* **Task**
Restate the full listing word for word and leave the pictures out.

>>>>>

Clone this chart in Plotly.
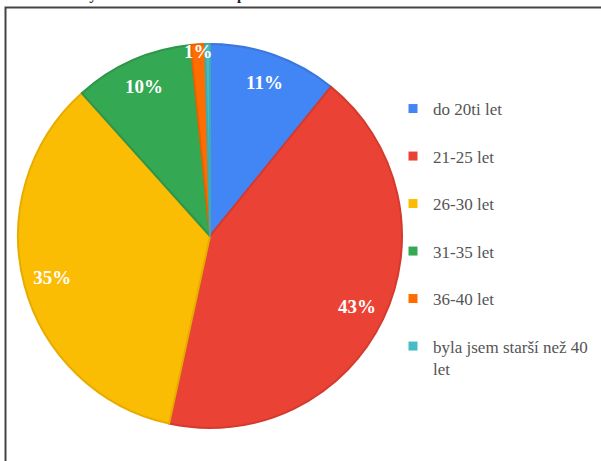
import plotly.graph_objects as go

# age of respondent at birth of first child
title = "Kolik Vám bylo let v době narození prvního dítěte"
labels = ["do 20ti let", "21-25 let", "26-30 let", "31-35 let", "36-40 let",
          "byla jsem starší než 40<br>let"]
counts = [27, 106, 87, 25, 3, 1]
colors = ["#4285F4", "#EA4335", "#FBBC04", "#34A853", "#FF6D01", "#46BDC6"]
edges = ["#3B77DC", "#D43B2E", "#E6AC00", "#2E954A", "#E86300", "#3EAAB2"]

W, H = 601, 461
SERIF = "Times New Roman, Liberation Serif, serif"
total = sum(counts)
text = [f"{c / total:.0%}" if c / total >= 0.005 else "" for c in counts]
pie_domain = dict(x=[18 / W, 402 / W], y=[1 - 429 / H, 1 - 43 / H])

fig = go.Figure()
fig.add_trace(go.Pie(
    labels=labels,
    values=counts,
    textinfo="none",
    marker=dict(colors=colors, line=dict(color=edges, width=2)),
    sort=False,
    direction="clockwise",
    rotation=0,
    showlegend=False,
    hoverinfo="label+percent",
    domain=pie_domain,
))
# transparent ring on top, only to carry the percentages near the rim
fig.add_trace(go.Pie(
    labels=labels,
    values=counts,
    text=text,
    textinfo="text",
    textposition="inside",
    insidetextorientation="horizontal",
    insidetextfont=dict(family=SERIF, size=19, color="white", weight="bold"),
    marker=dict(colors=["rgba(0,0,0,0)"] * len(counts), line=dict(width=0)),
    hole=0.7,
    sort=False,
    direction="clockwise",
    rotation=0,
    showlegend=False,
    hoverinfo="skip",
    domain=pie_domain,
))

# legend entries (one group each so the items get spaced out)
for i, (name, col) in enumerate(zip(labels, colors)):
    fig.add_trace(go.Scatter(
        x=[None], y=[None],
        mode="markers",
        name=name,
        legendgroup=str(i),
        marker=dict(symbol="square", size=9, color=col),
    ))

fig.add_annotation(
    text=f"<b>{title}</b>",
    xref="paper", yref="paper", x=5 / W, y=1,
    xanchor="left", yanchor="bottom", yshift=-5,
    showarrow=False,
    font=dict(family=SERIF, size=15, color="#222"),
)
fig.add_shape(
    type="rect", xref="paper", yref="paper",
    x0=5.5 / W, x1=1.05, y0=-0.05, y1=1 - 7.5 / H,
    line=dict(color="#444", width=2),
)

fig.update_layout(
    width=W,
    height=H,
    margin=dict(l=0, r=0, t=0, b=0),
    paper_bgcolor="white",
    plot_bgcolor="white",
    xaxis=dict(visible=False),
    yaxis=dict(visible=False),
    uniformtext=dict(minsize=19, mode="show"),
    legend=dict(
        x=393 / W, y=1 - 91 / H, xanchor="left", yanchor="top",
        font=dict(family=SERIF, size=17, color="#555"),
        tracegroupgap=22.4,
        valign="top",
        bgcolor="rgba(0,0,0,0)",
    ),
)

# drop the default 8px body margin so the figure sits at the page corner
fig.write_html(
    "out.html",
    config={"displayModeBar": False},
    post_script="document.body.style.margin='0';",
)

<<<<<

* **Result**
Clone this chart in Plotly.
import plotly.graph_objects as go

# age of respondent at birth of first child
title = "Kolik Vám bylo let v době narození prvního dítěte"
labels = ["do 20ti let", "21-25 let", "26-30 let", "31-35 let", "36-40 let",
          "byla jsem starší než 40<br>let"]
counts = [27, 106, 87, 25, 3, 1]
colors = ["#4285F4", "#EA4335", "#FBBC04", "#34A853", "#FF6D01", "#46BDC6"]
edges = ["#3B77DC", "#D43B2E", "#E6AC00", "#2E954A", "#E86300", "#3EAAB2"]

W, H = 601, 461
SERIF = "Times New Roman, Liberation Serif, serif"
total = sum(counts)
text = [f"{c / total:.0%}" if c / total >= 0.005 else "" for c in counts]
pie_domain = dict(x=[18 / W, 402 / W], y=[1 - 429 / H, 1 - 43 / H])

fig = go.Figure()
fig.add_trace(go.Pie(
    labels=labels,
    values=counts,
    textinfo="none",
    marker=dict(colors=colors, line=dict(color=edges, width=2)),
    sort=False,
    direction="clockwise",
    rotation=0,
    showlegend=False,
    hoverinfo="label+percent",
    domain=pie_domain,
))
# transparent ring on top, only to carry the percentages near the rim
fig.add_trace(go.Pie(
    labels=labels,
    values=counts,
    text=text,
    textinfo="text",
    textposition="inside",
    insidetextorientation="horizontal",
    insidetextfont=dict(family=SERIF, size=19, color="white", weight="bold"),
    marker=dict(colors=["rgba(0,0,0,0)"] * len(counts), line=dict(width=0)),
    hole=0.7,
    sort=False,
    direction="clockwise",
    rotation=0,
    showlegend=False,
    hoverinfo="skip",
    domain=pie_domain,
))

# legend entries (one group each so the items get spaced out)
for i, (name, col) in enumerate(zip(labels, colors)):
    fig.add_trace(go.Scatter(
        x=[None], y=[None],
        mode="markers",
        name=name,
        legendgroup=str(i),
        marker=dict(symbol="square", size=9, color=col),
    ))

fig.add_annotation(
    text=f"<b>{title}</b>",
    xref="paper", yref="paper", x=5 / W, y=1,
    xanchor="left", yanchor="bottom", yshift=-5,
    showarrow=False,
    font=dict(family=SERIF, size=15, color="#222"),
)
fig.add_shape(
    type="rect", xref="paper", yref="paper",
    x0=5.5 / W, x1=1.05, y0=-0.05, y1=1 - 7.5 / H,
    line=dict(color="#444", width=2),
)

fig.update_layout(
    width=W,
    height=H,
    margin=dict(l=0, r=0, t=0, b=0),
    paper_bgcolor="white",
    plot_bgcolor="white",
    xaxis=dict(visible=False),
    yaxis=dict(visible=False),
    uniformtext=dict(minsize=19, mode="show"),
    legend=dict(
        x=393 / W, y=1 - 91 / H, xanchor="left", yanchor="top",
        font=dict(family=SERIF, size=17, color="#555"),
        tracegroupgap=22.4,
        valign="top",
        bgcolor="rgba(0,0,0,0)",
    ),
)

# drop the default 8px body margin so the figure sits at the page corner
fig.write_html(
    "out.html",
    config={"displayModeBar": False},
    post_script="document.body.style.margin='0';",
)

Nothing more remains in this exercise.